Believe me, I get it that a Member’s time is precious. After all, they only arrive on the Hill early Tuesday morning and are available to meet constituents in their offices for a few hours before going off to committee meetings or important deadlines for a vote. By Thursday morning, they are wrapping up their week’s schedule and leaving for their home states, or traveling on junkets, or making calls to raise more funds for the next election campaign. They just don’t have the time to read a tiny document.

But we all know that’s not the reason why it is not read. It represents a political attack on one of their own. Rather than letting the wheels of justice to determine the guilt or innocence and going with that, they want to grind these wheels to a halt. And that violates everything about the rule of law in America. This should not be tolerated.

And that’s why this is one of the greatest threats to the democratic process, and to our Constitution.

Are you fed up with this impasse? You should be. What are you going to do about it?

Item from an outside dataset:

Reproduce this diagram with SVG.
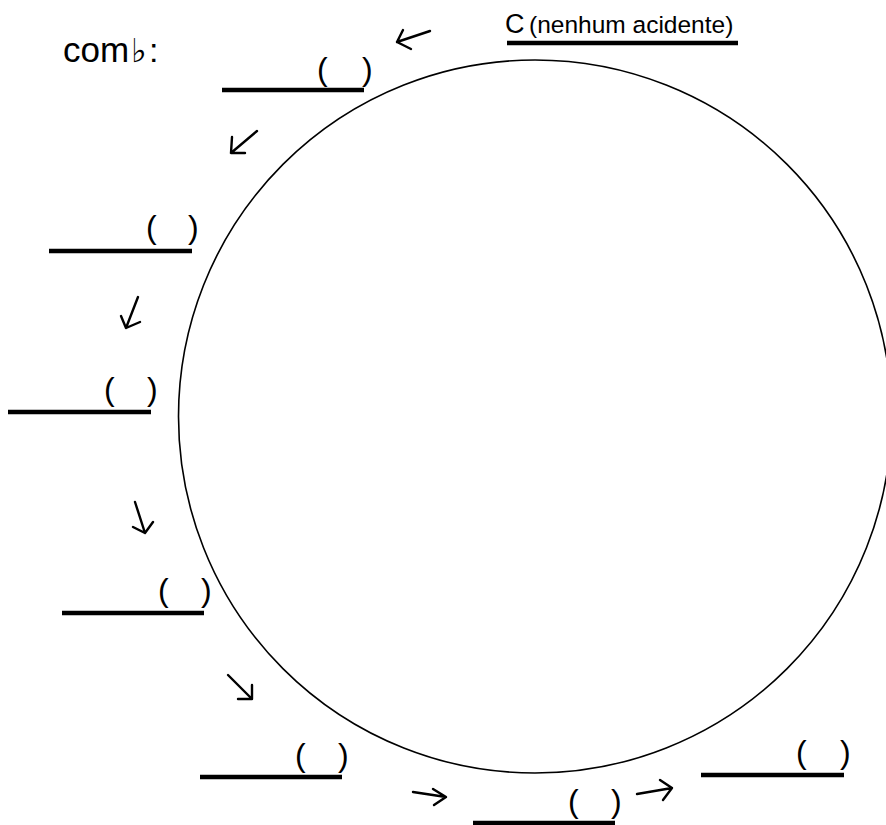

First, if so motivated to act, do the work of an informed electorate. Read all there is to know about the issues. Broaden your intellectual horizons and move beyond

the Breitbart news feed, or Fox News, or Rush Limbaugh, Alex Jones or Steve Bannon. Read all news feeds, including CNN, CBS, ABC, NBC, CNBC, MSNBC, etc.

Include NPR and Washington Week on PBS. Then, make up your own mind.

One can pretty much determine which news feed dominates a listener’s time, just by listening to an individual’s comments following a news cycle. It shows just who is dictating which perspective is more important than one’s own opinion.

Second, insist on accountability of your elected officials who represent your district.

Tell them you will not vote for them again unless you see bipartisan efforts made to break the impasse and actually work to get something positive done.

Third, make good on your threat for accountability. Back another candidate who is accountable.

If one is not available, encourage one who can run, or consider this an opportunity to serve your country. If that is not an option, even so, go to the polls and vote.